CONTRIBUTION DE GILBERT BARBIER, SÉNATEUR DU JURA
Faut-il ou non autoriser les « mères porteuses », pour reprendre la terminologie plus triviale que la « maternité pour autrui » ?
Alors que cette pratique est interdite en France depuis 1994, la question a récemment rejailli dans le débat public à la faveur d'une récente décision de la cour d'appel de Paris, qui a reconnu la filiation entre un couple français et des jumelles nées d'une mère porteuse américaine.
Plusieurs instances, dont le Sénat, ont décidé de se saisir du problème, notamment dans la perspective de la révision des lois de bioéthique l'année prochaine.
Le groupe de travail sur la maternité pour autrui a mené de nombreuses auditions. A l'issue de ses travaux, il apparaît que certains éléments peuvent plaider en faveur d'une évolution de la législation.
Les pratiques de PMA et l'adoption ne répondent pas à toutes les situations, à tous les désirs d'enfant.

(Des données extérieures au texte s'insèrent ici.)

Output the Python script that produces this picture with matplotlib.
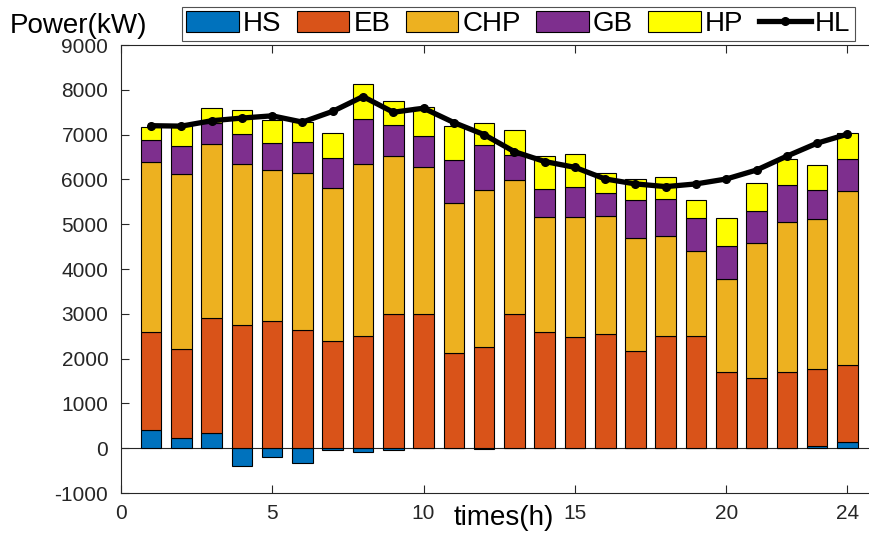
import matplotlib.pyplot as plt
import numpy as np
from matplotlib.patches import Patch
from matplotlib.lines import Line2D

plt.rcParams["font.family"] = ["Liberation Sans", "DejaVu Sans"]
plt.rcParams["axes.unicode_minus"] = False

hours = np.arange(1, 25)
# heat storage (negative = charging), electric boiler, CHP, gas boiler, heat pump
hs = [400, 220, 350, -400, -190, -335, -40, -80, -30, 0, 15, -20,
      0, 0, 0, 0, 0, 0, 0, 0, 0, 0, 60, 150]
eb = [2200, 2000, 2550, 2750, 2850, 2650, 2400, 2500, 3000, 3000, 2120, 2270,
      3000, 2600, 2480, 2550, 2170, 2500, 2500, 1700, 1570, 1700, 1700, 1710]
chp = [3780, 3900, 3880, 3600, 3370, 3500, 3400, 3840, 3530, 3280, 3340, 3490,
       2980, 2560, 2680, 2640, 2520, 2240, 1900, 2070, 3000, 3350, 3350, 3880]
gb = [500, 630, 480, 670, 600, 690, 680, 1010, 680, 700, 950, 1000,
      560, 630, 660, 510, 840, 820, 730, 740, 720, 820, 650, 720]
hp = [300, 460, 340, 530, 500, 450, 550, 780, 530, 630, 770, 500,
      560, 730, 750, 440, 480, 500, 400, 640, 620, 590, 570, 570]
hl = [7200, 7190, 7310, 7370, 7420, 7280, 7520, 7850, 7500, 7590, 7270, 7000,
      6620, 6400, 6270, 6010, 5900, 5840, 5900, 6010, 6210, 6520, 6810, 7010]

names = ["HS", "EB", "CHP", "GB", "HP"]
colors = ["#0072BD", "#D95319", "#EDB120", "#7E2F8E", "#FFFF00"]

fig = plt.figure(figsize=(8.69, 5.33), dpi=100)
ax = fig.add_axes([0.139, 0.075, 0.871, 0.8405])

w = 0.68
ax.bar(hours, hs, width=w, color=colors[0], edgecolor="black", linewidth=0.8, zorder=2)
bottom = np.maximum(np.array(hs), 0)
for vals, c in zip([eb, chp, gb, hp], colors[1:]):
    ax.bar(hours, vals, width=w, bottom=bottom, color=c, edgecolor="black",
           linewidth=0.8, zorder=2)
    bottom = bottom + np.array(vals)

ax.axhline(0, color="#262626", lw=0.8, zorder=1)
ax.plot(hours, hl, color="black", lw=3.8, marker=".", markersize=11, zorder=3)

ax.set_xlim(0, 25)
ax.set_ylim(-1000, 9000)
ax.set_xticks([0, 5, 10, 15, 20, 24])
ax.set_yticks(range(-1000, 9001, 1000))
ax.tick_params(direction="in", top=True, right=True, length=6, labelsize=15,
               colors="#262626")
ax.tick_params(axis="y", pad=9)
ax.tick_params(axis="x", pad=8)
for s in ax.spines.values():
    s.set_color("#262626")
    s.set_linewidth(0.8)

ax.set_xlabel("times(h)", fontsize=20, va="baseline")
ax.xaxis.set_label_coords(0.506, -0.0714)

fig.text(0.011, 0.951, "Power(kW)", ha="left", va="center", fontsize=20)

handles = [Patch(facecolor=c, edgecolor="black", linewidth=0.8) for c in colors]
handles.append(Line2D([], [], color="black", lw=3.8, marker=".", markersize=11))
leg = fig.legend(handles, names + ["HL"], loc="center", bbox_to_anchor=(0.5965, 0.955),
                 ncol=6, fontsize=20, frameon=True, fancybox=False, edgecolor="#262626",
                 handlelength=1.9, handleheight=0.8, handletextpad=0.14,
                 columnspacing=0.55, borderpad=0.15, borderaxespad=0)
leg.get_frame().set_linewidth(0.8)

fig.savefig("out.png", dpi=100)
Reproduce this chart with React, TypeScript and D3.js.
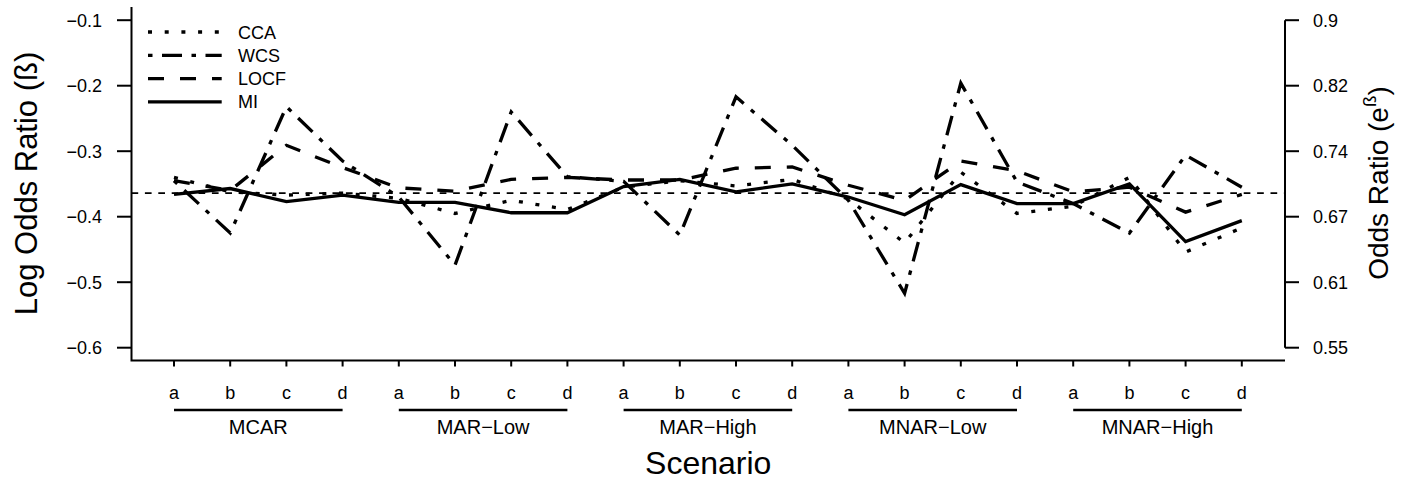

Certains couples n'hésitent pas à se rendre à l'étranger où la loi est plus souple ou inexistante sur le recours à la « mère porteuse ».
Ce tourisme procréatif, favorisé par l'accès à l'information via Internet, se développe dans des conditions médicales ou juridiques parfois précaires. De surcroît, les familles se retrouvent à leur retour en France dans un imbroglio juridique dont les enfants sont les premières victimes.
La demande de ces couples, souvent en détresse, doit certes être entendue. Mais, les exemples étrangers ne sauraient conduire à plébisciter « le moins-disant éthique ».
Plutôt qu'une légalisation du recours à la maternité pour autrui, une exception à l'interdiction, sur le modèle du donneur vivant pour le don d'organe, serait envisageable.
A titre personnel, la seule exception qui me paraît devoir être retenue concerne les couples hétérosexuels mariés ou pacsés, lorsque la femme est dans l'impossibilité de porter un enfant, soit par malformation utérine reconnue ou à la suite d'une hystérectomie, soit en raison d'une pathologie grave mettant en danger son pronostic vital ou celui de l'enfant (diabète, problème cardiovasculaire, maladies infectieuses chroniques, etc ....).
Dans ce cas, le recours à une telle pratique peut être légitime, à la condition néanmoins que l'enfant soit conçu à partir des seuls gamètes (sperme et ovocytes) du couple, afin d'éviter une parentalité fragmentée.
L'autorisation serait accordée par une commission ad hoc, chargée d'apprécier la demande et de vérifier le consentement éclairé de la « mère porteuse ».
En tout état de cause, une possible évolution de la loi en ce sens ne pourra se faire qu'avec beaucoup de précaution. Elle devra surtout être suffisamment précise pour encadrer juridiquement et scientifiquement cette pratique.
Car, une telle réforme pose de multiples questions. Que se passera-t-il notamment si la « mère porteuse » perd l'enfant et que les parents intentionnels estiment que son comportement en est la cause ? En cas de handicap lourd décelé avant terme, ces derniers pourront-ils exiger une interruption volontaire de grossesse, avec les risques que cela comporte pour l'intéressée ? Enfin, comment éviter la non remise de l'enfant après accouchement ?
Toutes ces questions, non exhaustives, devront être réglées.
Un certain nombre de conflits seraient sans doute évités si la filiation légale est établie dès le début de la gestation, la « mère porteuse » renonçant formellement à tout droit sur l'enfant à naître et, parallèlement, le couple intentionnel s'engageant à l'accueillir quels que soient les aléas.
En toute hypothèse, la nouvelle loi devrait être applicable pour une durée limitée de cinq à sept ans dans un premier temps et faire l'objet d'un bilan avant prorogation.